Case Study · Alaska Airlines · 2019–2021
Airport Lobby of the Future
Replacing Alaska Airlines' aging, expensive kiosk fleet with a mobile-first, iPad-based check-in experience that sped up the lobby and cut hardware cost.
- Disciplines
- Product Design · Design Leadership · Service Design
- Categories
- Aviation · Self-Service · iPadOS · 0→1

48 sec
Transaction time, down from 2–3 min
60%
Lower hardware cost ($15k → $9k)
10 / qtr
Release cadence, up from 10 / yr
79
Airports rolled out
Context
Alaska Airlines' airport kiosks were expensive to maintain, inflexible, and slow to evolve under heavy technical constraints, with time on task running two to three minutes per session. The airline made a strategic call to move off its legacy kiosks and find a replacement that improved both the guest experience and lobby throughput.
My role
I led design for the iPadOS self-service app, partnering with Lanna Liu on hardware and human factors across a cross–Air Group initiative.
The challenge
How might we leverage a burning platform alongside mobile growth to increase self-service bag tagging, reduce dependence on full-service counters, and raise lobby throughput?
Approach
The answer pushed the journey to the device already in the guest's hand. Guests print bag tags from their own phone and move through check-in quickly, with iPads, in partnership with Apple, replacing the bespoke NCR kiosk hardware.
- Mobile-first bag tagging: guests tag bags from their own device, easing reliance on full-service counters.
- iPad over bespoke hardware: off-the-shelf iPads replace NCR kiosks, dropping per-unit cost and letting the experience ship as software.
Process
The work ran across four phases over two years:
- Future-lobby workshops (2019): framing the vision for a next-generation lobby.
- Research and discovery (2019–2020): studying guest behavior and the constraints to design within.
- Product development (2020): building the iPad self-service experience.

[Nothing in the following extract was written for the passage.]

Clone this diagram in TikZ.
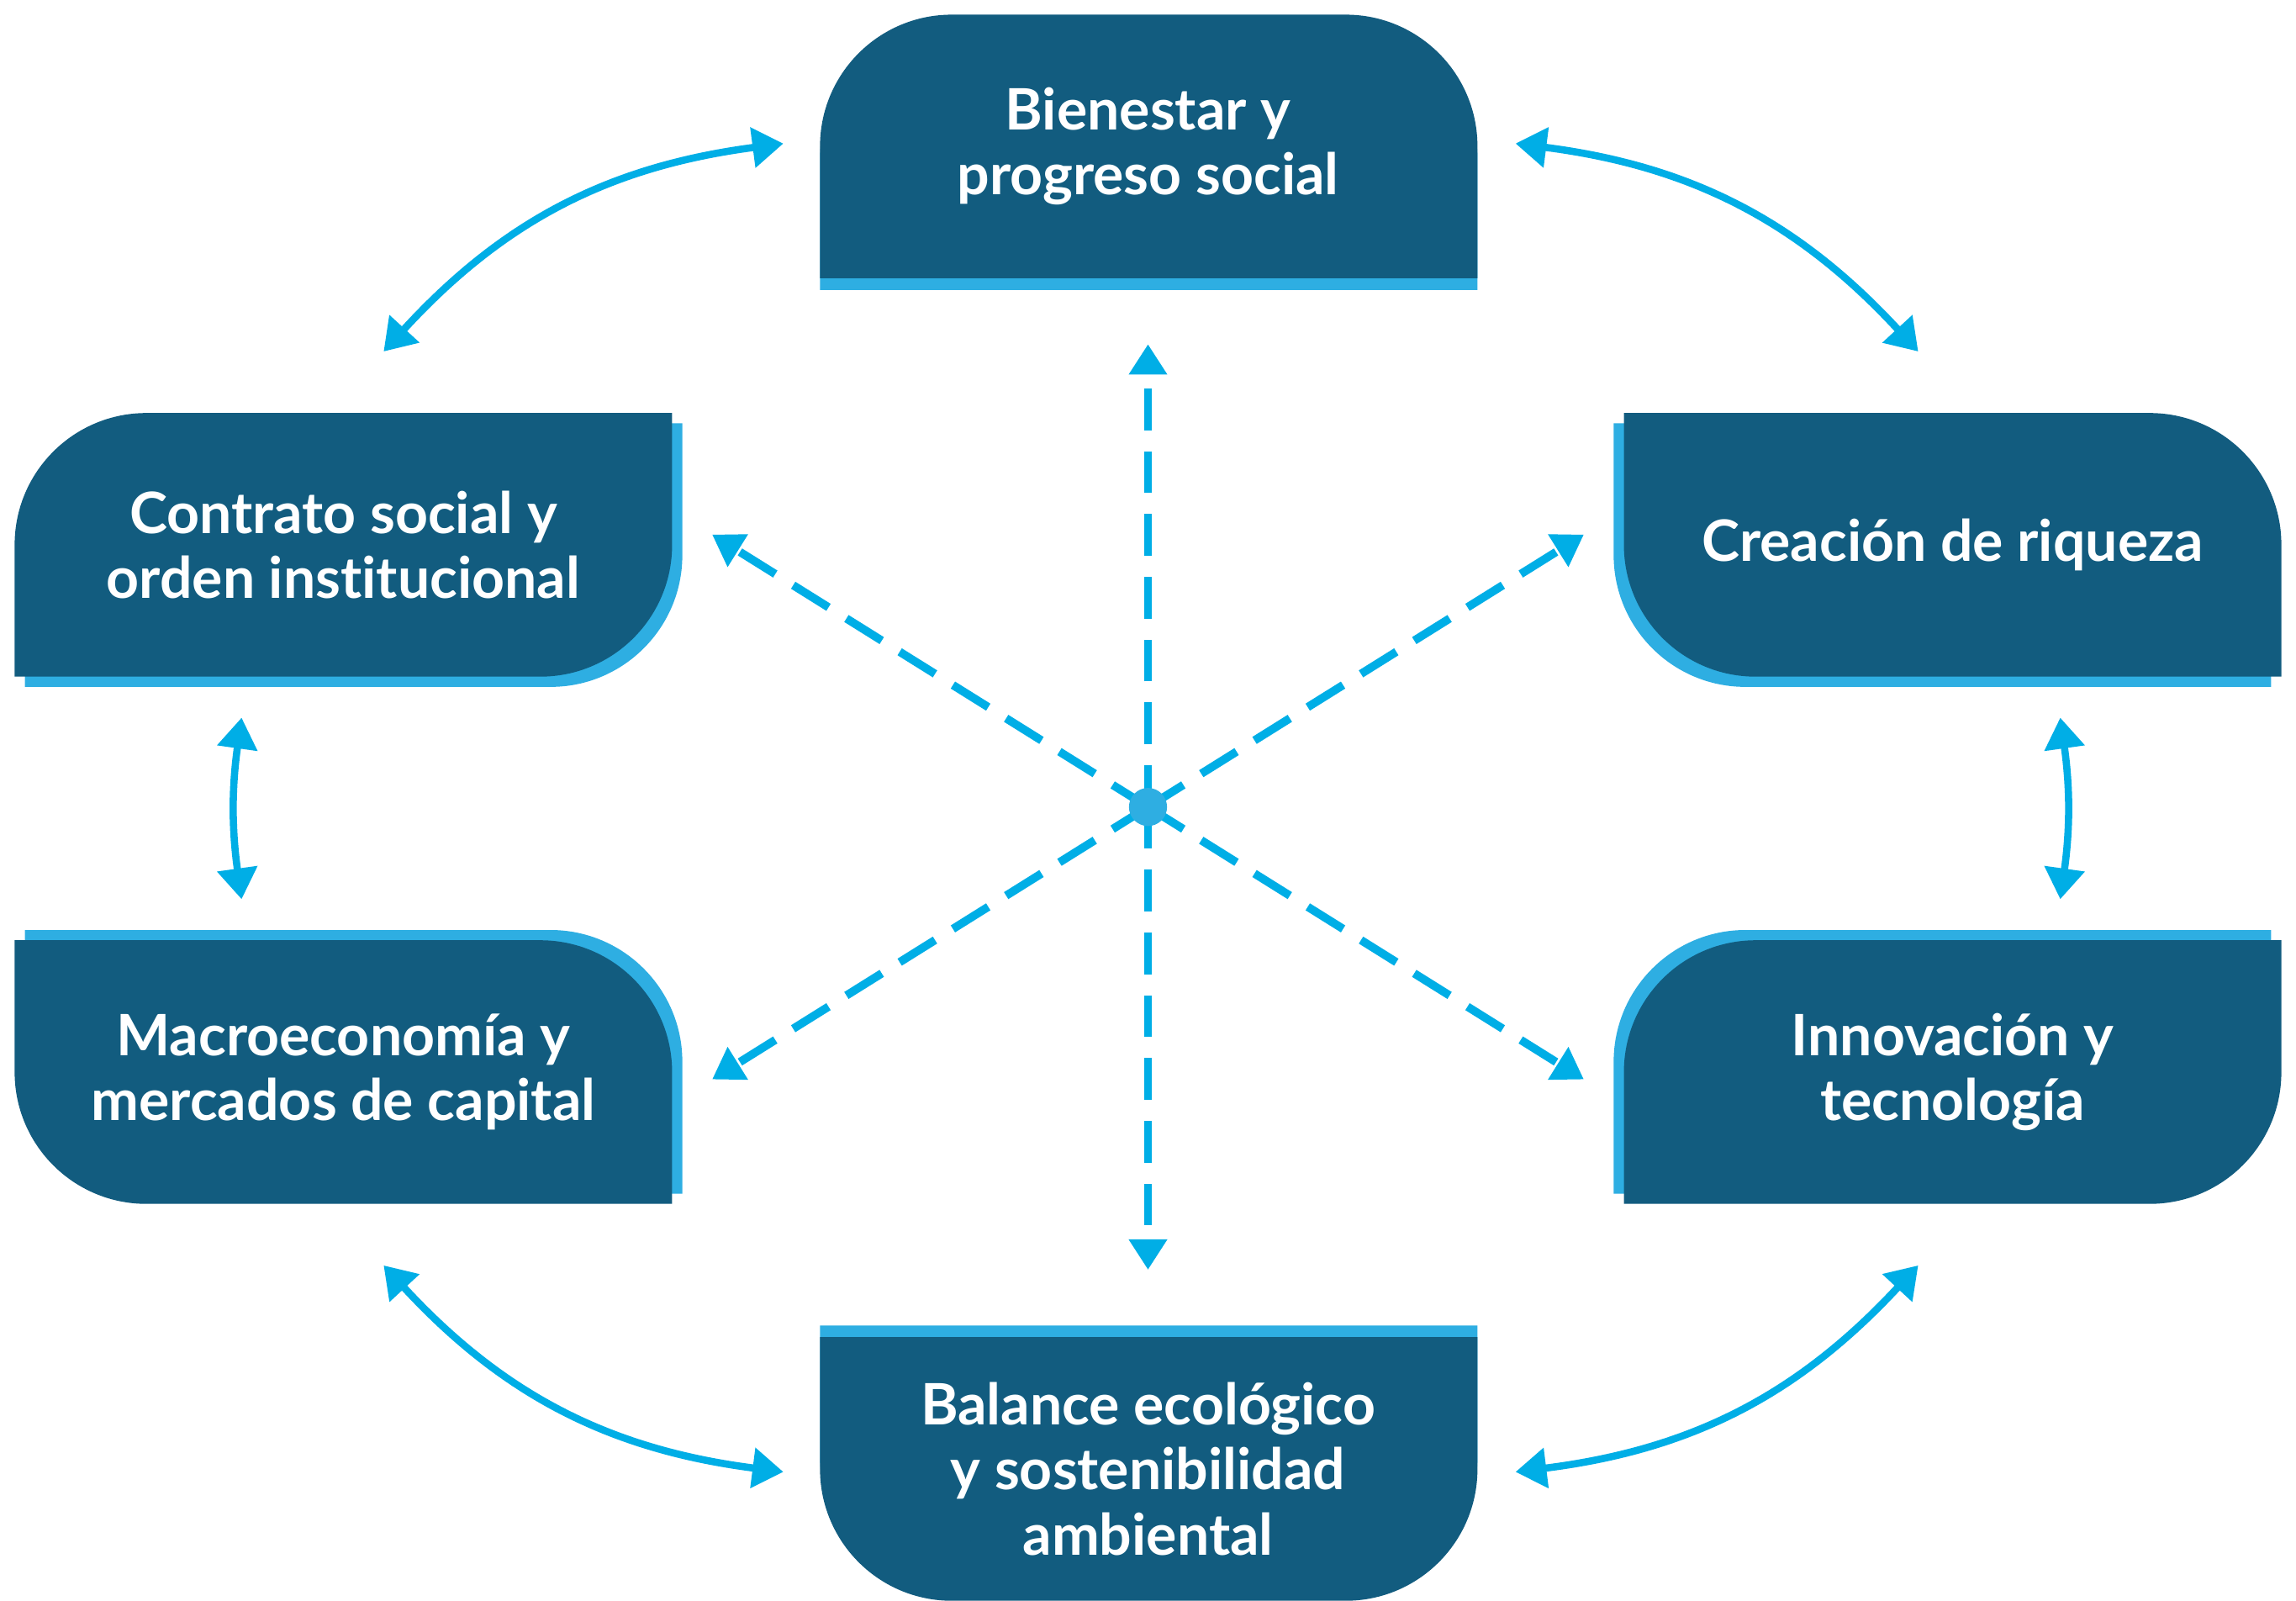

- Pilot and learnings (2021): launching at Boise and measuring against CSAT and usability goals.
Outcome
The pilot launched at Boise International (BOI) in January 2021 and met its CSAT and usability targets. At the new iPad bag-tag stations, transaction time dropped from two to three minutes to about 48 seconds, a roughly 3X reduction Alaska cited publicly. Moving from bespoke kiosks to iPads cut hardware cost by 60%, from $15k to $9k per unit, and shifted release cadence from roughly ten per year toward ten per quarter, since the experience now shipped as software. The product rolled out across 79 airports.